Gracefully Closing Programs Redux

Chasing little paper cuts and quirks is ongoing since adopting KDE 5. One of those quirks is when quitting a VPN client session, the respective shell script sometimes failed to close Firefox.

Digging deeper found the Alt+F4 keyboard shortcut from xdotool did not always succeed. The failure was not repeatable.
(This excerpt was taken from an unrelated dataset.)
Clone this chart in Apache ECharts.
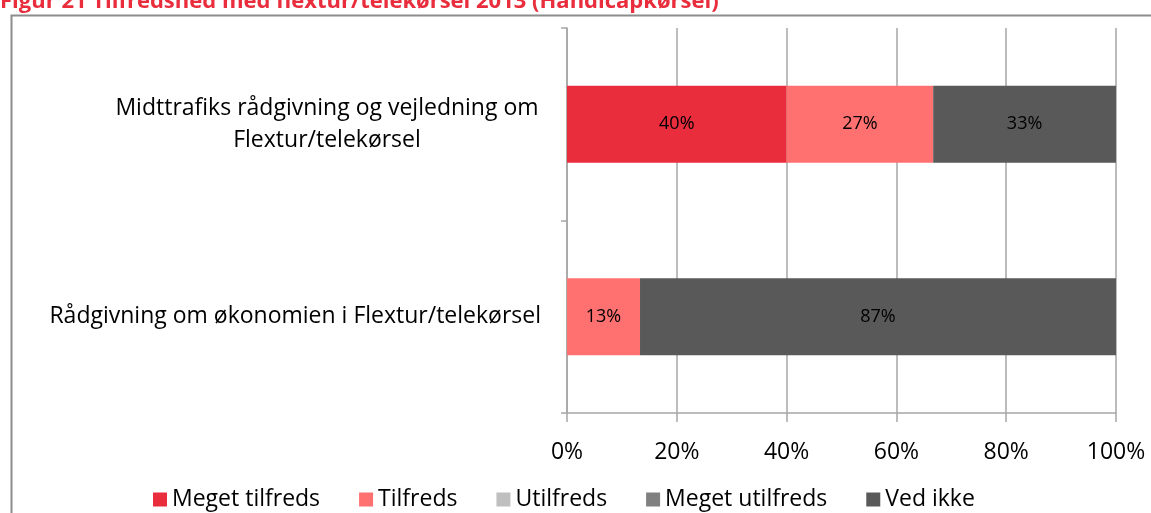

The original shell script was modified to include a second check. If the target software remained active then use the more unforgiving Ctrl+q:


    Terminate_Internet_Apps () {
    WID="$(xwininfo -root -tree | grep "$1" | awk ‘{print $1}')"
    if [ "$WID" != "" ]; then
      MSG="Attempting to close $1 (window ID $WID) with Alt+F4"
      Popup_Message
      xdotool windowactivate --sync "$WID"
      sleep 1
      xdotool key --clearmodifiers alt+F4 2>/dev/null
      EXIT_CODE="$?”
      MSG="Exit code: $EXIT_CODE"
      Popup_Message
      sleep 1
      WID="$(xwininfo -root -tree | grep "$1" | awk ‘{print $1}')"
      if [ "$WID" != "" ]; then
        MSG="Attempting to close $1 (window ID $WID) with Ctrl+Q"
        Popup_Message
        xdotool windowactivate --sync "$WID"
        sleep 1
        xdotool key --clearmodifiers ctrl+q 2>/dev/null
        EXIT_CODE="$?”
        MSG="Exit code: $EXIT_CODE"
        Popup_Message
      fi
    fi
    }
    

Why the sledge hammer is sometimes needed only with Firefox is unknown. The problem seems limited to KDE and not other desktop environments.